start
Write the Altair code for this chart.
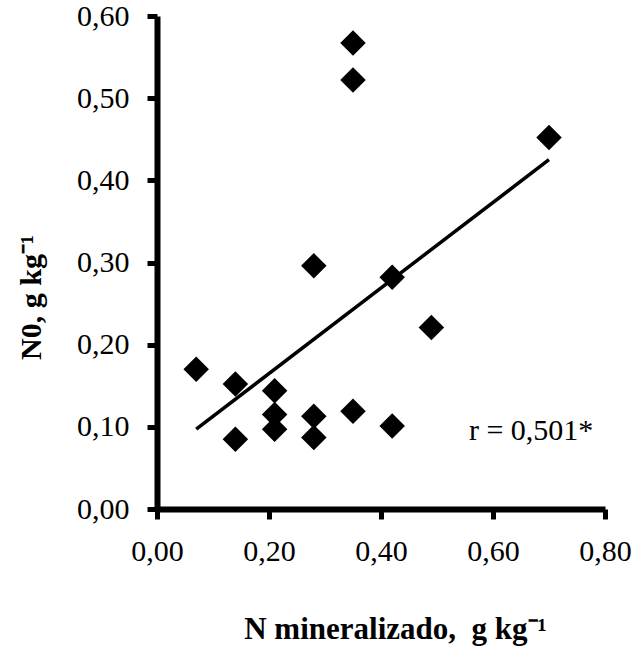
import altair as alt
import pandas as pd

# Mineralised N vs. N0 (g kg-1)
n_mineralizado = [0.07, 0.14, 0.14, 0.21, 0.21, 0.21, 0.28, 0.28, 0.28,
                  0.35, 0.35, 0.35, 0.42, 0.42, 0.49, 0.70]
n0 = [0.170, 0.152, 0.085, 0.144, 0.115, 0.097, 0.296, 0.113, 0.087,
      0.567, 0.522, 0.119, 0.282, 0.101, 0.221, 0.452]

r_label = ["r = 0,501*"]
r_pos_x = [0.557]
r_pos_y = [0.084]

FONT = "Liberation Serif"

df = pd.DataFrame({"x": n_mineralizado, "y": n0})
ann = pd.DataFrame({"x": r_pos_x, "y": r_pos_y, "t": r_label})

comma = "replace(format(datum.value, '.2f'), '.', ',')"

x_enc = alt.X(
    "x:Q",
    scale=alt.Scale(domain=[0, 0.8], nice=False, zero=True),
    axis=alt.Axis(
        values=[0, 0.2, 0.4, 0.6, 0.8],
        labelExpr=comma,
        labelFlush=False,
        labelPadding=17,
        title="N mineralizado,\u00a0 g kg\u207b\u00b9",
        titleX=238,
        titleY=129,
        titleAlign="center",
        titleBaseline="alphabetic",
        titleFontSize=31,
    ),
)
y_enc = alt.Y(
    "y:Q",
    scale=alt.Scale(domain=[0, 0.6], nice=False),
    axis=alt.Axis(
        values=[0, 0.1, 0.2, 0.3, 0.4, 0.5, 0.6],
        labelExpr=comma,
        labelPadding=18,
        title="N0, g kg\u207b\u00b9",
        titleAngle=270,
        titleX=-117,
        titleY=281,
        titleAlign="center",
        titleBaseline="alphabetic",
    ),
)

points = alt.Chart(df).mark_point(
    shape="diamond", filled=True, color="black", size=650, opacity=1
).encode(x=x_enc, y=y_enc)

trend = alt.Chart(df).transform_regression("x", "y").mark_line(
    color="black", strokeWidth=3.5
).encode(x="x:Q", y="y:Q")

label = alt.Chart(ann).mark_text(
    font=FONT, fontSize=30, color="black", align="left", baseline="alphabetic"
).encode(x="x:Q", y="y:Q", text="t:N")

chart = (
    alt.layer(trend, points, label)
    .properties(
        width=448,
        height=493,
        autosize=alt.AutoSizeParams(type="none"),
        padding={"left": 157, "top": 16, "right": 38, "bottom": 140},
        background="white",
    )
    .configure_view(stroke=None)
    .configure_axis(
        grid=False,
        domainColor="black",
        domainWidth=6,
        tickColor="black",
        tickWidth=5,
        tickSize=10,
        labelFont=FONT,
        labelFontSize=30,
        labelColor="black",
        labelOverlap=False,
        titleFont=FONT,
        titleFontSize=30,
        titleFontWeight="bold",
        titleColor="black",
    )
)

chart.save("out.html", embed_options={"renderer": "svg", "actions": False})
end
Task details —
Begin at the top of the material above and output each line exactly, stopping after the line that holds "import pandas as pd". Leave out pictures.

Task answer —
Write the Altair code for this chart.
import altair as alt
import pandas as pd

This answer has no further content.